▶ **Task to carry out**: Reproduce, please, the span of lines beginning at the line with "What seaborn and" and ending at the line with "ax = fig.add_axes([84.8", inclusive, minus any pictures.

▶ **Extracted data**:
▼

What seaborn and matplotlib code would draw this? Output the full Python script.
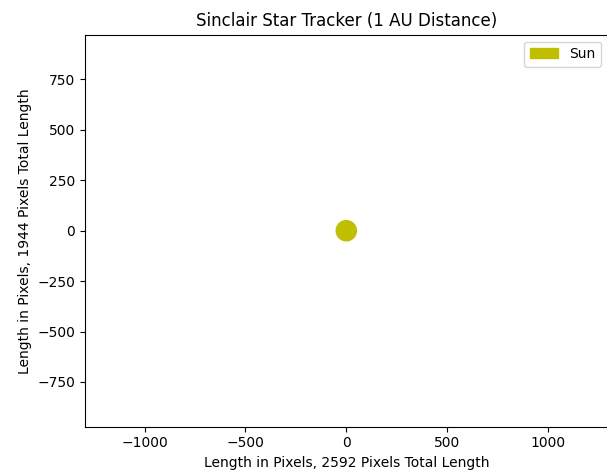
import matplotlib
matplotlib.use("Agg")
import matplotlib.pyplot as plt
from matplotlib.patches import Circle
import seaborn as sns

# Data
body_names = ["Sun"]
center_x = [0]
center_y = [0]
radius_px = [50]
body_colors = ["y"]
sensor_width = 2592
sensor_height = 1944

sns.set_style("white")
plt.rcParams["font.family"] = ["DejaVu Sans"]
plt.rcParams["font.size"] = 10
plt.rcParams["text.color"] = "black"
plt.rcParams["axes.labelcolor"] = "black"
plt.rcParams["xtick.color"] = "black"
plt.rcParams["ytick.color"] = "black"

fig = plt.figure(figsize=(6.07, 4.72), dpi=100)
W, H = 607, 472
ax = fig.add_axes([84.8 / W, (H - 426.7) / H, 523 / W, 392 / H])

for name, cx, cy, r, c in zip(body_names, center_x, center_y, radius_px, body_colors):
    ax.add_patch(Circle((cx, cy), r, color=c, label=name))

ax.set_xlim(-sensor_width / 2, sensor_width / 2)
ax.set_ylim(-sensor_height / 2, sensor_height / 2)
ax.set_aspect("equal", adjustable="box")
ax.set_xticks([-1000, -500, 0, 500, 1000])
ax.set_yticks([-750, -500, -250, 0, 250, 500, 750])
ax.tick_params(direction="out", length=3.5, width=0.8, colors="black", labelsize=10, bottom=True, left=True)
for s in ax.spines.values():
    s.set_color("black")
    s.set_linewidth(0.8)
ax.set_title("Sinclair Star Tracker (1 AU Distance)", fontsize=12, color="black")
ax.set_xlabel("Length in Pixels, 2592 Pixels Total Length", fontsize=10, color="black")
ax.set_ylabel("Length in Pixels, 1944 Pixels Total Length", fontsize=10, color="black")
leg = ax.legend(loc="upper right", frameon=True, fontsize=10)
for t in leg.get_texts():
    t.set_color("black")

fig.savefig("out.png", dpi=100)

▲
▼

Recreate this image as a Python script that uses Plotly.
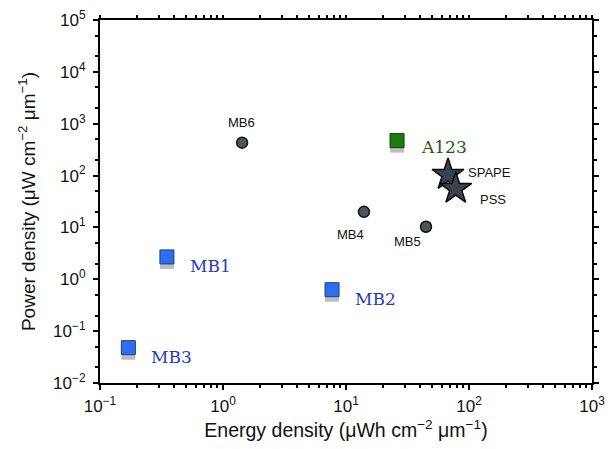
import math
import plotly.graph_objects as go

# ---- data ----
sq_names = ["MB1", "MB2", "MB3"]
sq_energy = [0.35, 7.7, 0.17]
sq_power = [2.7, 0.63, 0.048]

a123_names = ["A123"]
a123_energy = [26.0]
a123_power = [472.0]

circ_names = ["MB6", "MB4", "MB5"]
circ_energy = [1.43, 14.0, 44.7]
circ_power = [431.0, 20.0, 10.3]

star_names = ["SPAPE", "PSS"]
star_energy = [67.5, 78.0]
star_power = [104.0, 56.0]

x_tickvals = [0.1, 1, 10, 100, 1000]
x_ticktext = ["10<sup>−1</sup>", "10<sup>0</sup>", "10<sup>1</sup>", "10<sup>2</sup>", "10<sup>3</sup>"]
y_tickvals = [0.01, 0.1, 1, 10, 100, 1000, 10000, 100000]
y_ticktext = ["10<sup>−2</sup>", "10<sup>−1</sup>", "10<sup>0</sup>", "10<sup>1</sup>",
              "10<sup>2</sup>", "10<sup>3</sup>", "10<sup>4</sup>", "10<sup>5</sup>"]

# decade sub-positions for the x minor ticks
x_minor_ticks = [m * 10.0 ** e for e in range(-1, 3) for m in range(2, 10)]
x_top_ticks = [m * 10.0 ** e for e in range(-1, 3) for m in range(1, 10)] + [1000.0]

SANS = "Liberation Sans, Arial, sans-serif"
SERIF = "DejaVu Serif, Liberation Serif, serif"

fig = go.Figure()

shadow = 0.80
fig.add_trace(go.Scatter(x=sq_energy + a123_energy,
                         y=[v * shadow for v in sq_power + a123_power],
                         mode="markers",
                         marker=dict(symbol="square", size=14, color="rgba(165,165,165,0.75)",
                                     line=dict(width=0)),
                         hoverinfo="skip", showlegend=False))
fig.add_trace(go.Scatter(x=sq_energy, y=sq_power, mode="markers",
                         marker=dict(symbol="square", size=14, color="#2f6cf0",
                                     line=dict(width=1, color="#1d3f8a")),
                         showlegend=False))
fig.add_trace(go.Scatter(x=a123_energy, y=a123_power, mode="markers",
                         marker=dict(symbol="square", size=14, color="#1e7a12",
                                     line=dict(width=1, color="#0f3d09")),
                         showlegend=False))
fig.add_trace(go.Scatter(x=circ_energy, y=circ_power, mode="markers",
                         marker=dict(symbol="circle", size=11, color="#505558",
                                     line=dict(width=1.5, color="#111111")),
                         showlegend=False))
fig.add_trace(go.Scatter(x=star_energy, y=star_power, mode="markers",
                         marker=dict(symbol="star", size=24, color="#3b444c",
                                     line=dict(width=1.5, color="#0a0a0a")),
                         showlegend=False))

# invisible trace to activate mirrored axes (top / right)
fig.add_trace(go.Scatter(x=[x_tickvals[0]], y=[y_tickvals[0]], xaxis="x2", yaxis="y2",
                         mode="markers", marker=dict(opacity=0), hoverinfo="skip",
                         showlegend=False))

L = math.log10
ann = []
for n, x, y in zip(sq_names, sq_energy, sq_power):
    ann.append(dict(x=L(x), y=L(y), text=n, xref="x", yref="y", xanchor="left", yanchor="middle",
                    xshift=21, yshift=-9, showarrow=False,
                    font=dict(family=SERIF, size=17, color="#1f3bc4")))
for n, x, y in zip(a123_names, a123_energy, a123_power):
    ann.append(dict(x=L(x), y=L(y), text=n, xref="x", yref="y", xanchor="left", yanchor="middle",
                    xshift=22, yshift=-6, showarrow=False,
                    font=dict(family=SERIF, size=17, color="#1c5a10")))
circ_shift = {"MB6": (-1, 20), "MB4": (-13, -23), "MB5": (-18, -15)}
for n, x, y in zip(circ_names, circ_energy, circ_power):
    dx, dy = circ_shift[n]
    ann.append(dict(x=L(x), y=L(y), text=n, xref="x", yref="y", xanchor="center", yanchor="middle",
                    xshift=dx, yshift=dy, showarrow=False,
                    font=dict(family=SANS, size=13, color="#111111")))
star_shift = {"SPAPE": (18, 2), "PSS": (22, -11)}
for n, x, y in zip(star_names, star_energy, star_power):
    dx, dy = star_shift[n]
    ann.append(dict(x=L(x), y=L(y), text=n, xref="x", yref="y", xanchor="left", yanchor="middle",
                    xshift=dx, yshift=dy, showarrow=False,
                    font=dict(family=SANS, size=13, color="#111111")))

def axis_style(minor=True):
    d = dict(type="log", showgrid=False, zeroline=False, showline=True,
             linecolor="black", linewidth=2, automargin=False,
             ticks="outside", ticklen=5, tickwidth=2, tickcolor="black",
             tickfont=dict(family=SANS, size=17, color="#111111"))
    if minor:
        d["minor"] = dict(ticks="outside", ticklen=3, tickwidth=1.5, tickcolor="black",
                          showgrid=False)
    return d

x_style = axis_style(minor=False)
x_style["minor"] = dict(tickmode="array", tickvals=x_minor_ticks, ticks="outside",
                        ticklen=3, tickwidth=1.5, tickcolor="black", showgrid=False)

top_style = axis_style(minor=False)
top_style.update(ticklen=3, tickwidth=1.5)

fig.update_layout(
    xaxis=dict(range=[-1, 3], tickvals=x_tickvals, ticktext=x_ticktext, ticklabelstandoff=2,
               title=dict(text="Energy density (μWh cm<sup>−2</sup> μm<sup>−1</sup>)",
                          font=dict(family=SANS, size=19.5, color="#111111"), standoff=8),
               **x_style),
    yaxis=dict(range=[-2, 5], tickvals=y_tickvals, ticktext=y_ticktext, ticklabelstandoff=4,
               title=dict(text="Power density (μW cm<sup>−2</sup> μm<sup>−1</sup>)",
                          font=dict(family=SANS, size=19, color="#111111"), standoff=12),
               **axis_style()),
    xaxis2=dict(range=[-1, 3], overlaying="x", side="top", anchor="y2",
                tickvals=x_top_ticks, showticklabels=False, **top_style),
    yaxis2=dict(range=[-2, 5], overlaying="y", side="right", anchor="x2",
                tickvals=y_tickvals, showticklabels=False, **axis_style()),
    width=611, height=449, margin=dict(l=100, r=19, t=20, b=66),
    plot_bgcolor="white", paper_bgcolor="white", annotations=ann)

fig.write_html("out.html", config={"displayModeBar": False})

▲
▼

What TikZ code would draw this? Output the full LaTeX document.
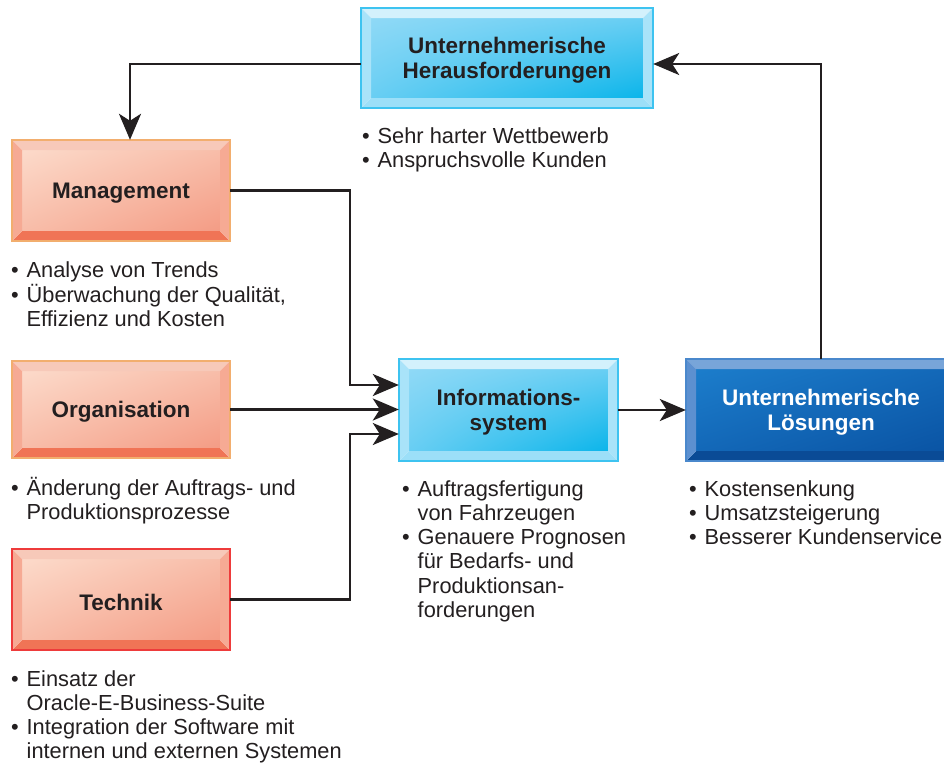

▲

▶ **Expected answer**:
What seaborn and matplotlib code would draw this? Output the full Python script.
import matplotlib
matplotlib.use("Agg")
import matplotlib.pyplot as plt
from matplotlib.patches import Circle
import seaborn as sns

# Data
body_names = ["Sun"]
center_x = [0]
center_y = [0]
radius_px = [50]
body_colors = ["y"]
sensor_width = 2592
sensor_height = 1944

sns.set_style("white")
plt.rcParams["font.family"] = ["DejaVu Sans"]
plt.rcParams["font.size"] = 10
plt.rcParams["text.color"] = "black"
plt.rcParams["axes.labelcolor"] = "black"
plt.rcParams["xtick.color"] = "black"
plt.rcParams["ytick.color"] = "black"

fig = plt.figure(figsize=(6.07, 4.72), dpi=100)
W, H = 607, 472
ax = fig.add_axes([84.8 / W, (H - 426.7) / H, 523 / W, 392 / H])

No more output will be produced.